GIVEN INSTRUCTION:
Reproduce the listing below character for character; drop every image.
═════ PROVIDED DATA
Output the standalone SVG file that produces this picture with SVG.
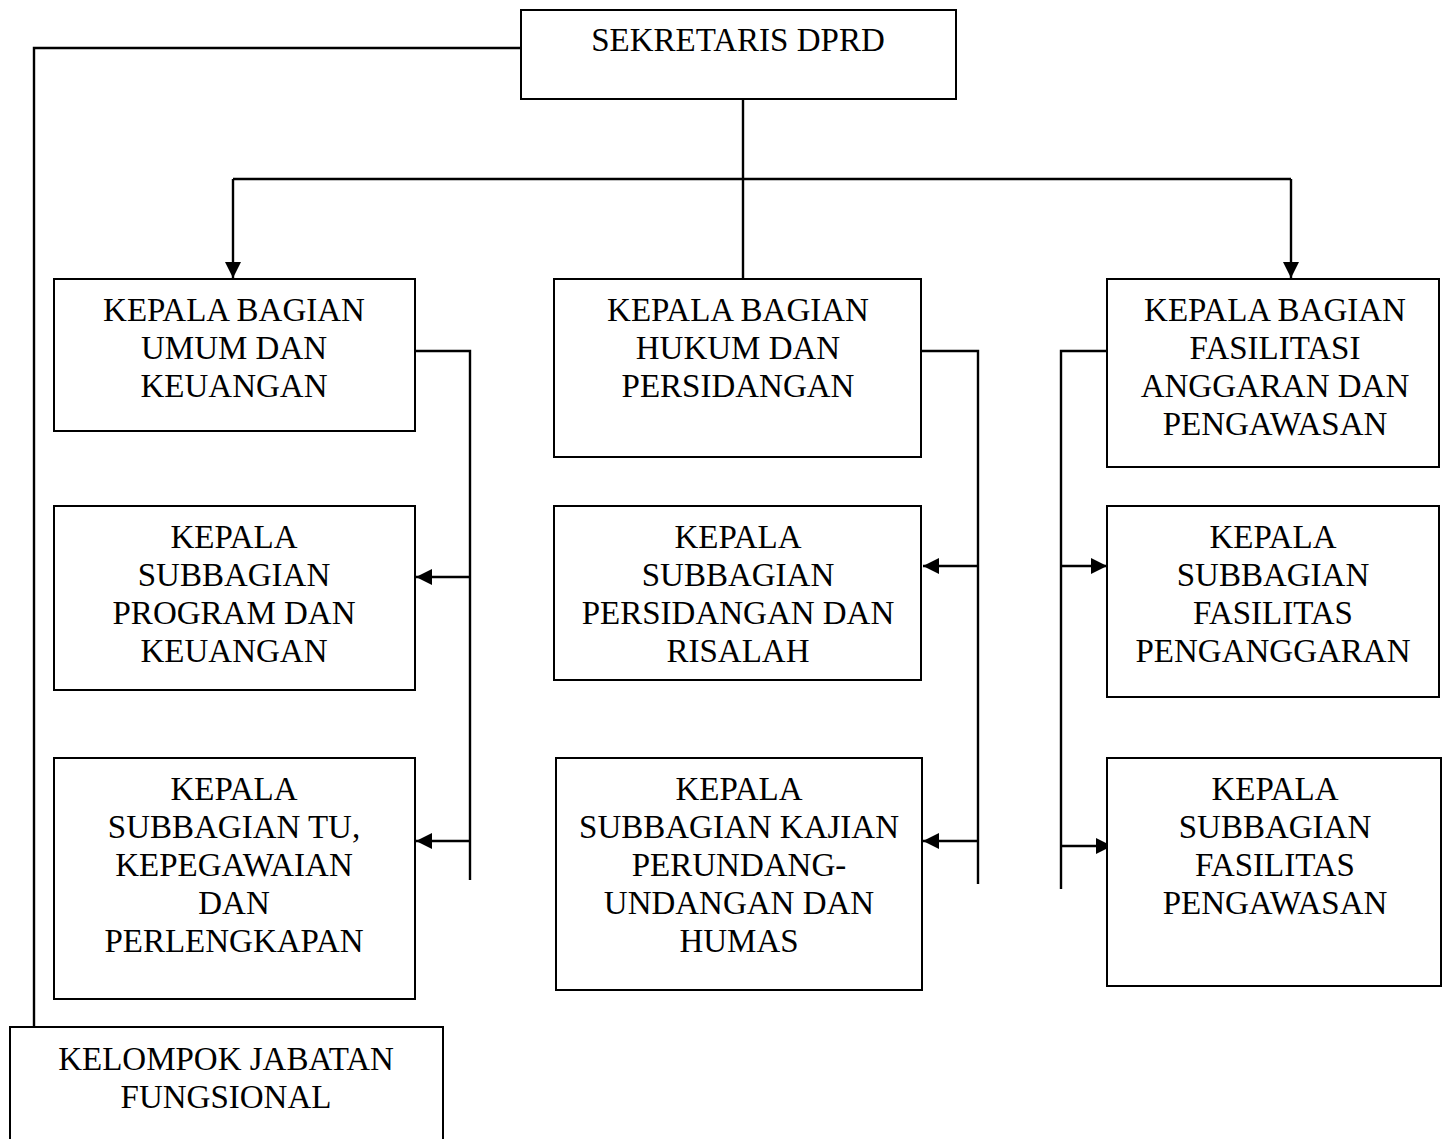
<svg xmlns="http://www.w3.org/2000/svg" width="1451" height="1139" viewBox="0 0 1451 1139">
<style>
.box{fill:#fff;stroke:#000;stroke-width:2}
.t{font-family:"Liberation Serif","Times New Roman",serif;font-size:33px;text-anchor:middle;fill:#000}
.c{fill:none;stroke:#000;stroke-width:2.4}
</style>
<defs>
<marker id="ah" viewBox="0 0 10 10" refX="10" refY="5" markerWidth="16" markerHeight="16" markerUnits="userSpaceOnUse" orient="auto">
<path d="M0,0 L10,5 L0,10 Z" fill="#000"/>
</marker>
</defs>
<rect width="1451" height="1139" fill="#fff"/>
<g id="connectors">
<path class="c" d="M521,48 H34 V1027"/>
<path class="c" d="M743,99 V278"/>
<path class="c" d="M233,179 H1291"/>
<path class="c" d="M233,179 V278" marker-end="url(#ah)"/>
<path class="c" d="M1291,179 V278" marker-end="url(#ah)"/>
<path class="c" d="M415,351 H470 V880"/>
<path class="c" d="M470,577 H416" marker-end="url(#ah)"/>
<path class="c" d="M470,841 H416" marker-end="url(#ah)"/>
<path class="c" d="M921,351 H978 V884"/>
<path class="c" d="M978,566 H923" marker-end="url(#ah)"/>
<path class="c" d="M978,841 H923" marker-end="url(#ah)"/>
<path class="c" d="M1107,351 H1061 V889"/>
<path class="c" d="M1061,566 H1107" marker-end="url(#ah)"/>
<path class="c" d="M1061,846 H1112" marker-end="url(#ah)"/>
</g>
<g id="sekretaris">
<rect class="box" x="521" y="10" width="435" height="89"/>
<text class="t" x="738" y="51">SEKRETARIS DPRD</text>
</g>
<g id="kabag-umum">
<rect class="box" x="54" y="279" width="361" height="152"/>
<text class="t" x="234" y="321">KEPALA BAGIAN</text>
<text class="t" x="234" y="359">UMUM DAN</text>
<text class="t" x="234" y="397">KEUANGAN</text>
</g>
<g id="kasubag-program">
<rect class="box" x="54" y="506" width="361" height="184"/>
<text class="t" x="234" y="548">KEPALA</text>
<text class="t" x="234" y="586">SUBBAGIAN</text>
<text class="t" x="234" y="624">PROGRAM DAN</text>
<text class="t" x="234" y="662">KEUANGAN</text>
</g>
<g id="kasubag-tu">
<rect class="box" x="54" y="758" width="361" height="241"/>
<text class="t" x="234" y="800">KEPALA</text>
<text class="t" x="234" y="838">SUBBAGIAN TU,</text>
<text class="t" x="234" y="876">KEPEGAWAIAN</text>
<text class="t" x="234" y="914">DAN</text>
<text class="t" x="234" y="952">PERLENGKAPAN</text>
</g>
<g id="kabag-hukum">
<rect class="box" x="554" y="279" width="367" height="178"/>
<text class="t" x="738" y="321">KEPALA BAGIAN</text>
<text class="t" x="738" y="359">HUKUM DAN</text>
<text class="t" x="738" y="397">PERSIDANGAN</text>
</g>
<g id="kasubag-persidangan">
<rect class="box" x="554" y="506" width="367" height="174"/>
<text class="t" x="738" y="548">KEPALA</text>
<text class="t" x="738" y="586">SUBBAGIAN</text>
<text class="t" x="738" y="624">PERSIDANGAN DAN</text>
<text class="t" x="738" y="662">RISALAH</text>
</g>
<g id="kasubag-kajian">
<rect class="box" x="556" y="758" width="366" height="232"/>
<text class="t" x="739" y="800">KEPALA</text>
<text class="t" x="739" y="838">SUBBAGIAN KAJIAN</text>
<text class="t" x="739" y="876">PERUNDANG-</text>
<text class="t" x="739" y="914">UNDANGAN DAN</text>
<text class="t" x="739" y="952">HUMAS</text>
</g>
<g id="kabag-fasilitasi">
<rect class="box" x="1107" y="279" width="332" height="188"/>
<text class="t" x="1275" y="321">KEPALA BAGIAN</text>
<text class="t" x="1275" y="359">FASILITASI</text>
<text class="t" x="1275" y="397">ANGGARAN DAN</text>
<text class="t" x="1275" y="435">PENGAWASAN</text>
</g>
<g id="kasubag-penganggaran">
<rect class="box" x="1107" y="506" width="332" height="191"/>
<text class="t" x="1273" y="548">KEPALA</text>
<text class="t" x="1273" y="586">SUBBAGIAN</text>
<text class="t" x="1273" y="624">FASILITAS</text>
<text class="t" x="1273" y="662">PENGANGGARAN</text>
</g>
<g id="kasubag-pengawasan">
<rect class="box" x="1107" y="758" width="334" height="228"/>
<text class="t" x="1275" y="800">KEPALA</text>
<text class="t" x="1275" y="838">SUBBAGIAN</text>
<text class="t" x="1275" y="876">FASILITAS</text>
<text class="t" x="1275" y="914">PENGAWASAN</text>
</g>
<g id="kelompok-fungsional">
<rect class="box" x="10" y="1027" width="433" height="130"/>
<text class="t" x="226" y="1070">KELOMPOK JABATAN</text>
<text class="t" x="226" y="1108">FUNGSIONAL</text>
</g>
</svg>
══════════
WORKED SOLUTION:
Output the standalone SVG file that produces this picture with SVG.
<svg xmlns="http://www.w3.org/2000/svg" width="1451" height="1139" viewBox="0 0 1451 1139">
<style>
.box{fill:#fff;stroke:#000;stroke-width:2}
.t{font-family:"Liberation Serif","Times New Roman",serif;font-size:33px;text-anchor:middle;fill:#000}
.c{fill:none;stroke:#000;stroke-width:2.4}
</style>
<defs>
<marker id="ah" viewBox="0 0 10 10" refX="10" refY="5" markerWidth="16" markerHeight="16" markerUnits="userSpaceOnUse" orient="auto">
<path d="M0,0 L10,5 L0,10 Z" fill="#000"/>
</marker>
</defs>
<rect width="1451" height="1139" fill="#fff"/>
<g id="connectors">
<path class="c" d="M521,48 H34 V1027"/>
<path class="c" d="M743,99 V278"/>
<path class="c" d="M233,179 H1291"/>
<path class="c" d="M233,179 V278" marker-end="url(#ah)"/>
<path class="c" d="M1291,179 V278" marker-end="url(#ah)"/>
<path class="c" d="M415,351 H470 V880"/>
<path class="c" d="M470,577 H416" marker-end="url(#ah)"/>
<path class="c" d="M470,841 H416" marker-end="url(#ah)"/>
<path class="c" d="M921,351 H978 V884"/>
<path class="c" d="M978,566 H923" marker-end="url(#ah)"/>
<path class="c" d="M978,841 H923" marker-end="url(#ah)"/>
<path class="c" d="M1107,351 H1061 V889"/>
<path class="c" d="M1061,566 H1107" marker-end="url(#ah)"/>
<path class="c" d="M1061,846 H1112" marker-end="url(#ah)"/>
</g>
<g id="sekretaris">
<rect class="box" x="521" y="10" width="435" height="89"/>
<text class="t" x="738" y="51">SEKRETARIS DPRD</text>
</g>
<g id="kabag-umum">
<rect class="box" x="54" y="279" width="361" height="152"/>
<text class="t" x="234" y="321">KEPALA BAGIAN</text>
<text class="t" x="234" y="359">UMUM DAN</text>
<text class="t" x="234" y="397">KEUANGAN</text>
</g>
<g id="kasubag-program">
<rect class="box" x="54" y="506" width="361" height="184"/>
<text class="t" x="234" y="548">KEPALA</text>
<text class="t" x="234" y="586">SUBBAGIAN</text>
<text class="t" x="234" y="624">PROGRAM DAN</text>
<text class="t" x="234" y="662">KEUANGAN</text>
</g>
<g id="kasubag-tu">
<rect class="box" x="54" y="758" width="361" height="241"/>
<text class="t" x="234" y="800">KEPALA</text>
<text class="t" x="234" y="838">SUBBAGIAN TU,</text>
<text class="t" x="234" y="876">KEPEGAWAIAN</text>
<text class="t" x="234" y="914">DAN</text>
<text class="t" x="234" y="952">PERLENGKAPAN</text>
</g>
<g id="kabag-hukum">
<rect class="box" x="554" y="279" width="367" height="178"/>
<text class="t" x="738" y="321">KEPALA BAGIAN</text>
<text class="t" x="738" y="359">HUKUM DAN</text>
<text class="t" x="738" y="397">PERSIDANGAN</text>
</g>
<g id="kasubag-persidangan">
<rect class="box" x="554" y="506" width="367" height="174"/>
<text class="t" x="738" y="548">KEPALA</text>
<text class="t" x="738" y="586">SUBBAGIAN</text>
<text class="t" x="738" y="624">PERSIDANGAN DAN</text>
<text class="t" x="738" y="662">RISALAH</text>
</g>
<g id="kasubag-kajian">
<rect class="box" x="556" y="758" width="366" height="232"/>
<text class="t" x="739" y="800">KEPALA</text>
<text class="t" x="739" y="838">SUBBAGIAN KAJIAN</text>
<text class="t" x="739" y="876">PERUNDANG-</text>
<text class="t" x="739" y="914">UNDANGAN DAN</text>
<text class="t" x="739" y="952">HUMAS</text>
</g>
<g id="kabag-fasilitasi">
<rect class="box" x="1107" y="279" width="332" height="188"/>
<text class="t" x="1275" y="321">KEPALA BAGIAN</text>
<text class="t" x="1275" y="359">FASILITASI</text>
<text class="t" x="1275" y="397">ANGGARAN DAN</text>
<text class="t" x="1275" y="435">PENGAWASAN</text>
</g>
<g id="kasubag-penganggaran">
<rect class="box" x="1107" y="506" width="332" height="191"/>
<text class="t" x="1273" y="548">KEPALA</text>
<text class="t" x="1273" y="586">SUBBAGIAN</text>
<text class="t" x="1273" y="624">FASILITAS</text>
<text class="t" x="1273" y="662">PENGANGGARAN</text>
</g>
<g id="kasubag-pengawasan">
<rect class="box" x="1107" y="758" width="334" height="228"/>
<text class="t" x="1275" y="800">KEPALA</text>
<text class="t" x="1275" y="838">SUBBAGIAN</text>
<text class="t" x="1275" y="876">FASILITAS</text>
<text class="t" x="1275" y="914">PENGAWASAN</text>
</g>
<g id="kelompok-fungsional">
<rect class="box" x="10" y="1027" width="433" height="130"/>
<text class="t" x="226" y="1070">KELOMPOK JABATAN</text>
<text class="t" x="226" y="1108">FUNGSIONAL</text>
</g>
</svg>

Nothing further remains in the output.